→ Your goal:
Give every line back verbatim, dropping all images.

→ Data rows:
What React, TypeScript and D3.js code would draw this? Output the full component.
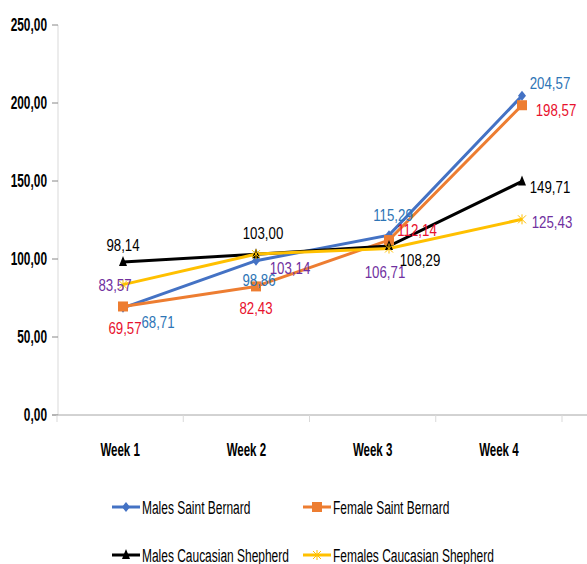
import React from "react";
import * as d3 from "d3";

const weeks = ["Week 1", "Week 2", "Week 3", "Week 4"];
const yTicks = [0, 50, 100, 150, 200, 250];

const malesSaintBernard = [68.71, 98.86, 115.29, 204.57];
const femaleSaintBernard = [69.57, 82.43, 112.14, 198.57];
const malesCaucasian = [98.14, 103.0, 108.29, 149.71];
const femalesCaucasian = [83.57, 103.14, 106.71, 125.43];

const seriesNames = [
  "Males Saint Bernard",
  "Female Saint Bernard",
  "Males Caucasian Shepherd",
  "Females Caucasian Shepherd",
];

// label centre offsets (dx, dy) relative to the point
const labelOffsets: [number, number][][] = [
  [[35, 14], [3, 19], [4, -20], [28, -13]],
  [[2, 22], [0, 22], [28, -10], [34, 5]],
  [[0, -17], [7, -21], [31, 14], [28, 6]],
  [[-8, 0], [34, 14], [-4, 24], [30, 3]],
];

const lineColors = ["#4472C4", "#ED7D31", "#000000", "#FFC000"];
const labelColors = ["#2E75B6", "#E8112D", "#000000", "#7030A0"];
const markers = ["diamond", "square", "triangle", "star"];

const FONT = "'Liberation Sans', Arial, sans-serif";

function NText({
  x,
  y,
  sx,
  size,
  anchor,
  bold,
  color,
  children,
}: {
  x: number;
  y: number;
  sx: number;
  size: number;
  anchor: string;
  bold?: boolean;
  color: string;
  children: React.ReactNode;
}) {
  return (
    <g transform={`translate(${x},${y}) scale(${sx},1)`}>
      <text
        x={0}
        y={0}
        dy="0.35em"
        textAnchor={anchor as any}
        fontFamily={FONT}
        fontWeight={bold ? "bold" : "normal"}
        fontSize={size}
        fill={color}
      >
        {children}
      </text>
    </g>
  );
}

function Marker({ type, x, y, color }: { type: string; x: number; y: number; color: string }) {
  if (type === "diamond") {
    return <path d={`M${x},${y - 5}L${x + 4},${y}L${x},${y + 5}L${x - 4},${y}Z`} fill={color} />;
  }
  if (type === "square") {
    return <rect x={x - 5} y={y - 5} width={10} height={10} fill={color} />;
  }
  if (type === "triangle") {
    return <path d={`M${x},${y - 6}L${x + 4},${y + 4}L${x - 4},${y + 4}Z`} fill={color} />;
  }
  return (
    <g stroke={color} strokeWidth={1}>
      <line x1={x - 4} y1={y - 4} x2={x + 4} y2={y + 4} />
      <line x1={x - 4} y1={y + 4} x2={x + 4} y2={y - 4} />
      <line x1={x} y1={y - 5} x2={x} y2={y + 5} />
    </g>
  );
}

export default function App() {
  const width = 587;
  const height = 564;
  const series = [malesSaintBernard, femaleSaintBernard, malesCaucasian, femalesCaucasian];

  const y = d3.scaleLinear().domain([0, 250]).range([415, 25]);
  const xBand = d3.scaleBand<string>().domain(weeks).range([57, 562]);
  const xPt = d3.scalePoint<string>().domain(weeks).range([123, 522]);

  const line = d3
    .line<[string, number]>()
    .x((d) => xPt(d[0]) as number)
    .y((d) => y(d[1]));

  const fmt = (v: number) => v.toFixed(2).replace(".", ",");

  const legendItems = [
    { x: 112, y: 507 },
    { x: 303, y: 507 },
    { x: 112, y: 555 },
    { x: 303, y: 555 },
  ];

  return (
    <svg
      width={width}
      height={height}
      style={{ position: "absolute", left: 0, top: 0, background: "#fff" }}
    >
      {/* y axis */}
      <line x1={58} x2={58} y1={25} y2={415} stroke="#d9d9d9" strokeWidth={1} />
      {yTicks.map((t) => (
        <g key={t}>
          <line x1={52} x2={58} y1={y(t)} y2={y(t)} stroke="#888" />
          <NText x={47} y={y(t)} sx={0.66} size={18} anchor="end" bold color="#000">
            {fmt(t)}
          </NText>
        </g>
      ))}
      {/* x axis */}
      <line x1={52} x2={587} y1={415} y2={415} stroke="#a6a6a6" strokeWidth={1} />
      {weeks.map((w, i) => (
        <line
          key={"t" + i}
          x1={xBand(w) as number}
          x2={xBand(w) as number}
          y1={415}
          y2={422}
          stroke="#d9d9d9"
        />
      ))}
      <line x1={562} x2={562} y1={415} y2={422} stroke="#d9d9d9" />
      {weeks.map((w) => (
        <NText
          key={w}
          x={(xBand(w) as number) + xBand.bandwidth() / 2}
          y={450}
          sx={0.64}
          size={18}
          anchor="middle"
          bold
          color="#000"
        >
          {w}
        </NText>
      ))}

      {/* lines */}
      {series.map((s, si) => (
        <path
          key={"l" + si}
          d={line(weeks.map((w, i) => [w, s[i]] as [string, number])) as string}
          fill="none"
          stroke={lineColors[si]}
          strokeWidth={3}
        />
      ))}
      {series.map((s, si) =>
        s.map((v, i) => (
          <Marker key={`m${si}-${i}`} type={markers[si]} x={xPt(weeks[i]) as number} y={y(v)} color={lineColors[si]} />
        ))
      )}
      {/* data labels */}
      {series.map((s, si) =>
        s.map((v, i) => {
          const [dx, dy] = labelOffsets[si][i];
          return (
            <NText
              key={`d${si}-${i}`}
              x={(xPt(weeks[i]) as number) + dx}
              y={y(v) + dy}
              sx={0.78}
              size={17}
              anchor="middle"
              color={labelColors[si]}
            >
              {fmt(v)}
            </NText>
          );
        })
      )}

      {/* legend */}
      {seriesNames.map((n, i) => (
        <g key={n}>
          <line
            x1={legendItems[i].x}
            x2={legendItems[i].x + 28}
            y1={legendItems[i].y}
            y2={legendItems[i].y}
            stroke={lineColors[i]}
            strokeWidth={3}
          />
          <Marker type={markers[i]} x={legendItems[i].x + 14} y={legendItems[i].y} color={lineColors[i]} />
          <NText x={legendItems[i].x + 30} y={legendItems[i].y} sx={0.63} size={19} anchor="start" color="#000">
            {n}
          </NText>
        </g>
      ))}
    </svg>
  );
}
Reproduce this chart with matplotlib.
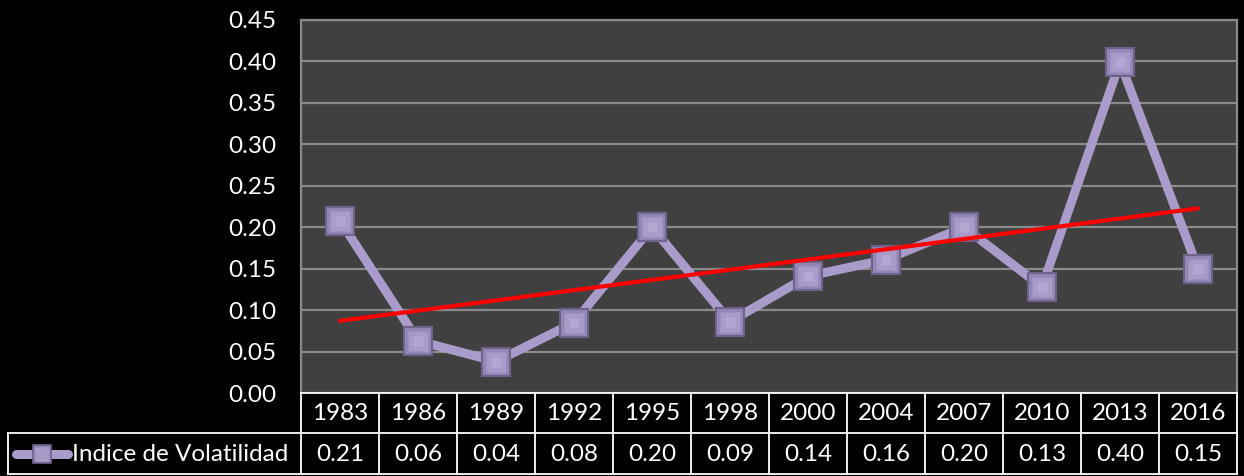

→ Solution to the exercise:
What React, TypeScript and D3.js code would draw this? Output the full component.
import React from "react";
import * as d3 from "d3";

const weeks = ["Week 1", "Week 2", "Week 3", "Week 4"];
const yTicks = [0, 50, 100, 150, 200, 250];

const malesSaintBernard = [68.71, 98.86, 115.29, 204.57];
const femaleSaintBernard = [69.57, 82.43, 112.14, 198.57];
const malesCaucasian = [98.14, 103.0, 108.29, 149.71];
const femalesCaucasian = [83.57, 103.14, 106.71, 125.43];

const seriesNames = [
  "Males Saint Bernard",
  "Female Saint Bernard",
  "Males Caucasian Shepherd",
  "Females Caucasian Shepherd",
];

// label centre offsets (dx, dy) relative to the point
const labelOffsets: [number, number][][] = [
  [[35, 14], [3, 19], [4, -20], [28, -13]],
  [[2, 22], [0, 22], [28, -10], [34, 5]],
  [[0, -17], [7, -21], [31, 14], [28, 6]],
  [[-8, 0], [34, 14], [-4, 24], [30, 3]],
];

const lineColors = ["#4472C4", "#ED7D31", "#000000", "#FFC000"];
const labelColors = ["#2E75B6", "#E8112D", "#000000", "#7030A0"];
const markers = ["diamond", "square", "triangle", "star"];

const FONT = "'Liberation Sans', Arial, sans-serif";

function NText({
  x,
  y,
  sx,
  size,
  anchor,
  bold,
  color,
  children,
}: {
  x: number;
  y: number;
  sx: number;
  size: number;
  anchor: string;
  bold?: boolean;
  color: string;
  children: React.ReactNode;
}) {
  return (
    <g transform={`translate(${x},${y}) scale(${sx},1)`}>
      <text
        x={0}
        y={0}
        dy="0.35em"
        textAnchor={anchor as any}
        fontFamily={FONT}
        fontWeight={bold ? "bold" : "normal"}
        fontSize={size}
        fill={color}
      >
        {children}
      </text>
    </g>
  );
}

function Marker({ type, x, y, color }: { type: string; x: number; y: number; color: string }) {
  if (type === "diamond") {
    return <path d={`M${x},${y - 5}L${x + 4},${y}L${x},${y + 5}L${x - 4},${y}Z`} fill={color} />;
  }
  if (type === "square") {
    return <rect x={x - 5} y={y - 5} width={10} height={10} fill={color} />;
  }
  if (type === "triangle") {
    return <path d={`M${x},${y - 6}L${x + 4},${y + 4}L${x - 4},${y + 4}Z`} fill={color} />;
  }
  return (
    <g stroke={color} strokeWidth={1}>
      <line x1={x - 4} y1={y - 4} x2={x + 4} y2={y + 4} />
      <line x1={x - 4} y1={y + 4} x2={x + 4} y2={y - 4} />
      <line x1={x} y1={y - 5} x2={x} y2={y + 5} />
    </g>
  );
}

export default function App() {
  const width = 587;
  const height = 564;
  const series = [malesSaintBernard, femaleSaintBernard, malesCaucasian, femalesCaucasian];

  const y = d3.scaleLinear().domain([0, 250]).range([415, 25]);
  const xBand = d3.scaleBand<string>().domain(weeks).range([57, 562]);
  const xPt = d3.scalePoint<string>().domain(weeks).range([123, 522]);

  const line = d3
    .line<[string, number]>()
    .x((d) => xPt(d[0]) as number)
    .y((d) => y(d[1]));

  const fmt = (v: number) => v.toFixed(2).replace(".", ",");

  const legendItems = [
    { x: 112, y: 507 },
    { x: 303, y: 507 },
    { x: 112, y: 555 },
    { x: 303, y: 555 },
  ];

  return (
    <svg
      width={width}
      height={height}
      style={{ position: "absolute", left: 0, top: 0, background: "#fff" }}
    >
      {/* y axis */}
      <line x1={58} x2={58} y1={25} y2={415} stroke="#d9d9d9" strokeWidth={1} />
      {yTicks.map((t) => (
        <g key={t}>
          <line x1={52} x2={58} y1={y(t)} y2={y(t)} stroke="#888" />
          <NText x={47} y={y(t)} sx={0.66} size={18} anchor="end" bold color="#000">
            {fmt(t)}
          </NText>
        </g>
      ))}
      {/* x axis */}
      <line x1={52} x2={587} y1={415} y2={415} stroke="#a6a6a6" strokeWidth={1} />
      {weeks.map((w, i) => (
        <line
          key={"t" + i}
          x1={xBand(w) as number}
          x2={xBand(w) as number}
          y1={415}
          y2={422}
          stroke="#d9d9d9"
        />
      ))}
      <line x1={562} x2={562} y1={415} y2={422} stroke="#d9d9d9" />
      {weeks.map((w) => (
        <NText
          key={w}
          x={(xBand(w) as number) + xBand.bandwidth() / 2}
          y={450}
          sx={0.64}
          size={18}
          anchor="middle"
          bold
          color="#000"
        >
          {w}
        </NText>
      ))}

      {/* lines */}
      {series.map((s, si) => (
        <path
          key={"l" + si}
          d={line(weeks.map((w, i) => [w, s[i]] as [string, number])) as string}
          fill="none"
          stroke={lineColors[si]}
          strokeWidth={3}
        />
      ))}
      {series.map((s, si) =>
        s.map((v, i) => (
          <Marker key={`m${si}-${i}`} type={markers[si]} x={xPt(weeks[i]) as number} y={y(v)} color={lineColors[si]} />
        ))
      )}
      {/* data labels */}
      {series.map((s, si) =>
        s.map((v, i) => {
          const [dx, dy] = labelOffsets[si][i];
          return (
            <NText
              key={`d${si}-${i}`}
              x={(xPt(weeks[i]) as number) + dx}
              y={y(v) + dy}
              sx={0.78}
              size={17}
              anchor="middle"
              color={labelColors[si]}
            >
              {fmt(v)}
            </NText>
          );
        })
      )}

      {/* legend */}
      {seriesNames.map((n, i) => (
        <g key={n}>
          <line
            x1={legendItems[i].x}
            x2={legendItems[i].x + 28}
            y1={legendItems[i].y}
            y2={legendItems[i].y}
            stroke={lineColors[i]}
            strokeWidth={3}
          />
          <Marker type={markers[i]} x={legendItems[i].x + 14} y={legendItems[i].y} color={lineColors[i]} />
          <NText x={legendItems[i].x + 30} y={legendItems[i].y} sx={0.63} size={19} anchor="start" color="#000">
            {n}
          </NText>
        </g>
      ))}
    </svg>
  );
}
Reproduce this chart with matplotlib.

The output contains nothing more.